C'est un sujet qui me tient à coeur. Je me permets donc d'attirer votre attention et celle de mes collègues sur la situation particulière de ces militaires de carrière qui ont choisi de travailler pour l'Etat français. S'ils avaient été des salariés du secteur privé, ils toucheraient aujourd'hui une retraite normale.
Préoccupons-nous de leur situation qui est bloquée depuis de nombreuses années. Je le disais avant, il y va de la dignité de la France, je continue à le dire aujourd'hui.
M. Didier Boulaud. Très bien !
M. Jean-Pierre Plancade, rapporteur. Je voudrais une fois encore saluer la force des relations entre la France et ce pays qui, par sa stabilité et la vitalité de sa démocratie, a valeur d'exemple en Afrique.
Dans ces conditions, mes chers collègues, au nom de la commission, je ne peux que vous inviter à approuver la présente convention.
M. Guy Penne. Très bien !
M. Renaud Muselier, secrétaire d'Etat. Je demande la parole.

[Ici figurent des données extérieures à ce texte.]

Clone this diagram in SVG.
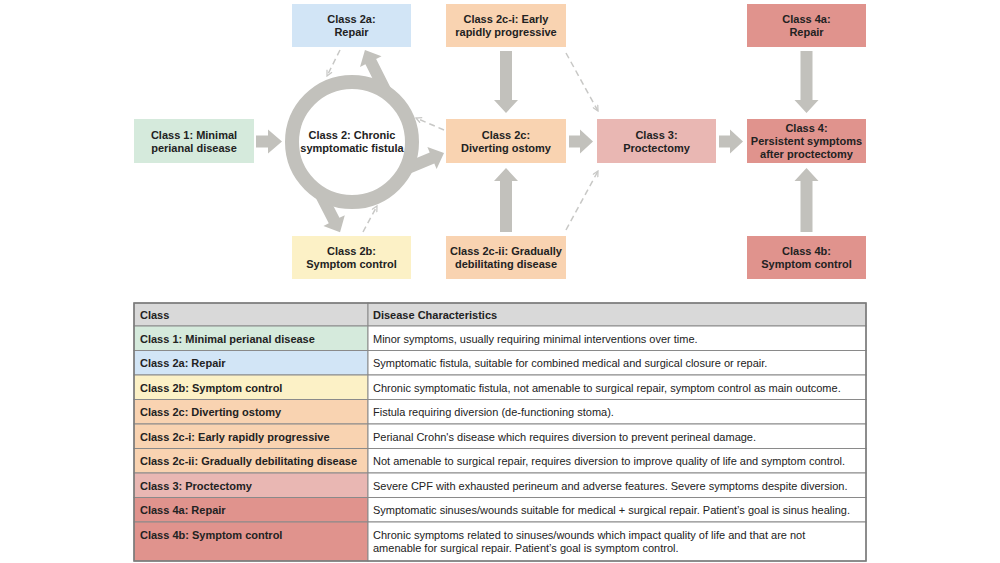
<svg xmlns="http://www.w3.org/2000/svg" width="1000" height="563" viewBox="0 0 1000 563">
<defs>
<style>
.nt{font-family:"Liberation Sans",Arial,sans-serif;font-size:11px;font-weight:bold;fill:#222;text-anchor:middle}
.tb{font-family:"Liberation Sans",Arial,sans-serif;font-size:11px;font-weight:bold;fill:#222}
.tr{font-family:"Liberation Sans",Arial,sans-serif;font-size:11px;fill:#222}
.thick{fill:#c2c1bc}
.dash{fill:none;stroke:#c8c8c6;stroke-width:1.5;stroke-dasharray:6 4;marker-end:url(#ah)}
.g{fill:#d5eadc}.b{fill:#d2e5f6}.y{fill:#fcf1c6}.o{fill:#f9d3b1}.p{fill:#e9b7b3}.r{fill:#e0938d}
.cell{stroke:#8a8a8a;stroke-width:1}
</style>
<marker id="ah" viewBox="0 0 10 10" refX="9" refY="5" markerWidth="7" markerHeight="7" markerUnits="userSpaceOnUse" orient="auto">
<path d="M1,1 L9,5 L1,9" fill="none" stroke="#c8c8c6" stroke-width="1.8"/>
</marker>
</defs>
<rect width="1000" height="563" fill="#fff"/>

<g id="connectors">
<polygon class="thick" points="256,135.5 268,135.5 268,129.5 282,141.5 268,153.5 268,147.5 256,147.5"/>
<polygon class="thick" points="569,135.5 580,135.5 580,129.5 593,141.5 580,153.5 580,147.5 569,147.5"/>
<polygon class="thick" points="719,135.5 730,135.5 730,129.5 743,141.5 730,153.5 730,147.5 719,147.5"/>
<polygon class="thick" points="500,51 512,51 512,100 518,100 506,113 494,100 500,100"/>
<polygon class="thick" points="500,232 512,232 512,181 518,181 506,168 494,181 500,181"/>
<polygon class="thick" points="800.5,51 812.5,51 812.5,100 818.5,100 806.5,113 794.5,100 800.5,100"/>
<polygon class="thick" points="800.5,232 812.5,232 812.5,181 818.5,181 806.5,168 794.5,181 800.5,181"/>
<polygon class="thick" transform="translate(386,92) rotate(-116.6)" points="0,-6 34,-6 34,-12 47,0 34,12 34,6 0,6"/>
<polygon class="thick" transform="translate(408,168) rotate(-22.6)" points="0,-6 26,-6 26,-12 39,0 26,12 26,6 0,6"/>
<polygon class="thick" transform="translate(320,193) rotate(62.9)" points="0,-6 31,-6 31,-12 44,0 31,12 31,6 0,6"/>
<line class="dash" x1="340" y1="50" x2="327" y2="76"/>
<line class="dash" x1="444" y1="130" x2="416" y2="118"/>
<line class="dash" x1="363" y1="232" x2="377" y2="206"/>
<line class="dash" x1="566" y1="53" x2="598" y2="111"/>
<line class="dash" x1="566" y1="230" x2="598" y2="171"/>
</g>

<g id="ring">
<circle cx="352" cy="142" r="60" fill="none" stroke="#c2c1bc" stroke-width="14"/>
<text class="nt" x="352" y="139">Class 2: Chronic</text>
<text class="nt" x="352" y="152">symptomatic fistula</text>
</g>

<g id="class1"><rect class="g" x="134" y="119" width="120" height="44"/>
<text class="nt" x="194" y="139">Class 1: Minimal</text><text class="nt" x="194" y="152">perianal disease</text></g>
<g id="class2a"><rect class="b" x="292" y="4" width="119" height="43"/>
<text class="nt" x="351.5" y="23">Class 2a:</text><text class="nt" x="351.5" y="36">Repair</text></g>
<g id="class2b"><rect class="y" x="292" y="236" width="119" height="43"/>
<text class="nt" x="351.5" y="255">Class 2b:</text><text class="nt" x="351.5" y="268">Symptom control</text></g>
<g id="class2ci"><rect class="o" x="446" y="4" width="120" height="43"/>
<text class="nt" x="506" y="23">Class 2c-i: Early</text><text class="nt" x="506" y="36">rapidly progressive</text></g>
<g id="class2c"><rect class="o" x="446" y="119" width="120" height="44"/>
<text class="nt" x="506" y="139">Class 2c:</text><text class="nt" x="506" y="152">Diverting ostomy</text></g>
<g id="class2cii"><rect class="o" x="446" y="236" width="120" height="43"/>
<text class="nt" x="506" y="255">Class 2c-ii: Gradually</text><text class="nt" x="506" y="268">debilitating disease</text></g>
<g id="class3"><rect class="p" x="597" y="119" width="119" height="44"/>
<text class="nt" x="656.5" y="139">Class 3:</text><text class="nt" x="656.5" y="152">Proctectomy</text></g>
<g id="class4a"><rect class="r" x="747" y="4" width="119" height="43"/>
<text class="nt" x="806.5" y="23">Class 4a:</text><text class="nt" x="806.5" y="36">Repair</text></g>
<g id="class4"><rect class="r" x="747" y="119" width="119" height="44"/>
<text class="nt" x="806.5" y="132">Class 4:</text><text class="nt" x="806.5" y="145">Persistent symptoms</text><text class="nt" x="806.5" y="158">after proctectomy</text></g>
<g id="class4b"><rect class="r" x="747" y="236" width="119" height="43"/>
<text class="nt" x="806.5" y="255">Class 4b:</text><text class="nt" x="806.5" y="268">Symptom control</text></g>

<g id="table">
<rect class="cell" x="134" y="303" width="234" height="23" fill="#d9d9d9"/>
<rect class="cell" x="368" y="303" width="498" height="23" fill="#d9d9d9"/>
<text class="tb" x="140" y="319">Class</text>
<text class="tb" x="373" y="319">Disease Characteristics</text>

<rect class="cell g" x="134" y="326" width="234" height="24.5"/>
<rect class="cell" x="368" y="326" width="498" height="24.5" fill="#fff"/>
<text class="tb" x="140" y="342.5">Class 1: Minimal perianal disease</text>
<text class="tr" x="373" y="342.5">Minor symptoms, usually requiring minimal interventions over time.</text>

<rect class="cell b" x="134" y="350.5" width="234" height="24.5"/>
<rect class="cell" x="368" y="350.5" width="498" height="24.5" fill="#fff"/>
<text class="tb" x="140" y="367">Class 2a: Repair</text>
<text class="tr" x="373" y="367">Symptomatic fistula, suitable for combined medical and surgical closure or repair.</text>

<rect class="cell y" x="134" y="375" width="234" height="24.5"/>
<rect class="cell" x="368" y="375" width="498" height="24.5" fill="#fff"/>
<text class="tb" x="140" y="391.5">Class 2b: Symptom control</text>
<text class="tr" x="373" y="391.5">Chronic symptomatic fistula, not amenable to surgical repair, symptom control as main outcome.</text>

<rect class="cell o" x="134" y="399.5" width="234" height="24.5"/>
<rect class="cell" x="368" y="399.5" width="498" height="24.5" fill="#fff"/>
<text class="tb" x="140" y="416">Class 2c: Diverting ostomy</text>
<text class="tr" x="373" y="416">Fistula requiring diversion (de-functioning stoma).</text>

<rect class="cell o" x="134" y="424" width="234" height="24.5"/>
<rect class="cell" x="368" y="424" width="498" height="24.5" fill="#fff"/>
<text class="tb" x="140" y="440.5">Class 2c-i: Early rapidly progressive</text>
<text class="tr" x="373" y="440.5">Perianal Crohn's disease which requires diversion to prevent perineal damage.</text>

<rect class="cell o" x="134" y="448.5" width="234" height="24.5"/>
<rect class="cell" x="368" y="448.5" width="498" height="24.5" fill="#fff"/>
<text class="tb" x="140" y="465">Class 2c-ii: Gradually debilitating disease</text>
<text class="tr" x="373" y="465">Not amenable to surgical repair, requires diversion to improve quality of life and symptom control.</text>

<rect class="cell p" x="134" y="473" width="234" height="24.5"/>
<rect class="cell" x="368" y="473" width="498" height="24.5" fill="#fff"/>
<text class="tb" x="140" y="489.5">Class 3: Proctectomy</text>
<text class="tr" x="373" y="489.5">Severe CPF with exhausted perineum and adverse features. Severe symptoms despite diversion.</text>

<rect class="cell r" x="134" y="497.5" width="234" height="24.5"/>
<rect class="cell" x="368" y="497.5" width="498" height="24.5" fill="#fff"/>
<text class="tb" x="140" y="514">Class 4a: Repair</text>
<text class="tr" x="373" y="514">Symptomatic sinuses/wounds suitable for medical + surgical repair. Patient’s goal is sinus healing.</text>

<rect class="cell r" x="134" y="522" width="234" height="39"/>
<rect class="cell" x="368" y="522" width="498" height="39" fill="#fff"/>
<text class="tb" x="140" y="539">Class 4b: Symptom control</text>
<text class="tr" x="373" y="539">Chronic symptoms related to sinuses/wounds which impact quality of life and that are not</text>
<text class="tr" x="373" y="552">amenable for surgical repair. Patient’s goal is symptom control.</text>
<rect x="134" y="303" width="732" height="258" fill="none" stroke="#7a7a7a" stroke-width="1.5"/>
</g>
</svg>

M. le président. La parole est à M. le secrétaire d'Etat.
M. Renaud Muselier, secrétaire d'Etat. Monsieur le rapporteur, nous partageons les sentiments qui vous animent à l'égard de ceux qui ont servi la France et son drapeau français, au péril de leur vie.
Aujourd'hui, monsieur le rapporteur, le Sénat va adopter, avec l'accord de la commission, un texte qui constitue un pas important. Mais la situation spécifique des anciens combattants militaires, en particulier du Sénégal, doit être corrigé. Le ministre compétent étudie le dossier.
M. le président. Personne ne demande plus la parole dans la discussion générale ?...
La discussion générale est close.
Nous passons à la discussion de l'article unique.
« Article unique. - Est autorisée l'approbation de la convention d'établissement entre le Gouvernement de la République française et le Gouvernement de la République du Sénégal, signée à Paris le 25 mai 2000, et dont le texte est annexé à la présente loi. »
Personne ne demande la parole ? ...
Je mets aux voix l'article unique du projet de loi.

(Le projet de loi est adopté.)
M. le président. Je constate que ce texte a été adopté à l'unanimité.